There were probably more animals to worry about, and fewer ways to keep them at bay until relatively recently.

But -- completely different environment? I'm skeptical, unless one attributes the shift to evolution in the human base of experience. We may well be less afraid of the dark now because we have conquered more of it. Then again, I wonder if we are not more afraid of it when it occurs because it is even more alien to us.

Date: 2008-12-09 10:28 pm (UTC)
From: [identity profile] pixel39.livejournal.com
There's a huge, vast, and gulflike difference between the way medieval people saw and experienced their world and the way we experience ours.

Ok, so the power goes out. You have other options, and you're pretty confident it will come back eventually. You're not really worried that there might be evil spirits waiting out there to do mischief, or that you might meet up with the Devil at a crossroads. If someone knocks on the door after dark, it probably never enters your thoughts that it might be Grendel or one of his ilk come to eat you. You know that just because someone has bad breath or a cast eye doesn't mean that there is anything wrong with them spiritually or mentally.

We look at those beliefs now as quaint and folksy, but they were very real concerns at the time. The world we live in is completely and totally different than the one our medieval counterparts lived in.

Date: 2008-12-09 10:38 pm (UTC)
From: [identity profile] codeamazon.livejournal.com
Right -- that's all in the category of "evolution of human experience". It sounded to me like the author was arguing in large part for physical/technological changes, and my point was that I grew up somewhere with dark more often than not. Some of that dark, as someone else mentioned, was quite lovely.
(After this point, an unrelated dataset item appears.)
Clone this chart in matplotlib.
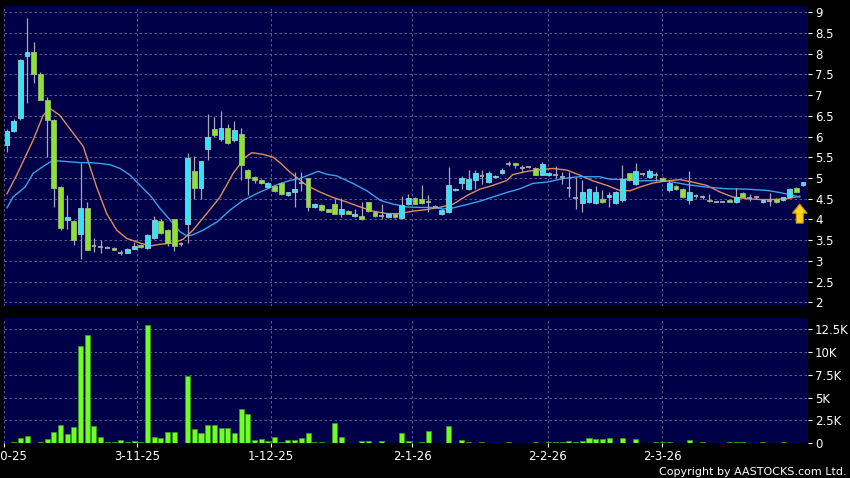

But any great fears were from the mind, not fear of tripping in the dark.

Date: 2008-12-09 10:58 pm (UTC)
From: [identity profile] pixel39.livejournal.com
Mostly I was addressing the bit about the Church insisting that if you went out at night your soul was in peril.

The legal rolls contain many many instances of death due to drowning, but I don't know if they specify whether those deaths happened during the daytime or not and I am somehow reticent to plow through six hundred years of records to find out.

I *can* say that the quality of the road network was substantially lower than what we've got now, though, and it's pretty clear that most fantasy writers have never tried to walk through a forest in the dark on a poorly maintained dirt road.

Date: 2008-12-09 10:58 pm (UTC)
From: [identity profile] pixel39.livejournal.com
I'm going to have to read this book. *adds to reading list*

Date: 2008-12-09 11:01 pm (UTC)
From: [identity profile] gromm.livejournal.com
And people used to be a whole hell of a lot more superstitious than they are now, in no small part thanks to the fact that we now understand much more of the world.

But where there is a lack of knowledge, there are guesses and assumptions. And not being able to see anything sure adds to that lack of knowledge.

Date: 2008-12-09 11:07 pm (UTC)
From: [identity profile] gromm.livejournal.com
With regards to fantasy and communication, I especially liked Terry Pratchett's "Going Postal", which was about a scam artist who was put in charge of one town's dilapidated post office. It goes into some depth about communications.

Date: 2008-12-09 11:31 pm (UTC)
From: [identity profile] xengar.livejournal.com
I *can* say that the quality of the road network was substantially lower than what we've got now, though, and it's pretty clear that most fantasy writers have never tried to walk through a forest in the dark on a poorly maintained dirt road.

Agreed. Having done that I can say that I wouldn't want to try it without having previously traveled that route in broad daylight. For that matter, while moonlight goes a long way to relieving the tripping hazard it would still be very easy to get lost if you're following a forest trail rather than straight road.

On the other hand, I did follow a particular set of bootprints for a quarter of a mile through a woodland trail system one night (admittedly with a full moon) just to see if I could. I'd say that outdoorsy folk such as woodsmen, game wardens, and bandits wouldn't have that different an experience of the night from our modern one. What I think a lot of fantasy writers miss is the difference between such people and city dwellers.


*Disclaimer* The forest trails in question were close enough to a city that it took specific weather conditions to provide me with true darkness and I had somewhat more light for that tracking than an olde tyme full moon would have provided.

Date: 2008-12-09 11:57 pm (UTC)
From: [identity profile] pixel39.livejournal.com
Then there's the in-between people who lived in rural manors and small villages. Not quite outdoorsy and not quite urban, either, but I gather from my reading that they didn't spend a lot of time outside at night unless they absolutely had to.

Date: 2008-12-10 12:01 am (UTC)
From: [identity profile] pixel39.livejournal.com
Remember that the ale people usually drank was barely equivalent to 3.2 beer in the amount of alcohol in it, and much if not all of the wine they talk about medieval people drinking was diluted with water at least by half. So really, most people, even the children, weren't wandering around buzzed all the time.

Lions and tigers and bears, oh my!

Date: 2008-12-10 12:31 am (UTC)
From: [identity profile] lemur123.livejournal.com
yup! and in addition to the superstitions about monsters and trolls, wolves and bears and other beasties still wandered about freely, and viewed humans as nice tasty snacks.

Asimov?

Date: 2008-12-10 01:05 am (UTC)
From: (Anonymous)
What about "Nightfall" by Isaac Asimov, as a look into the psychology of exactly this idea? Please ignore either of the atrocious films made from this - read the short story first, and the novel second.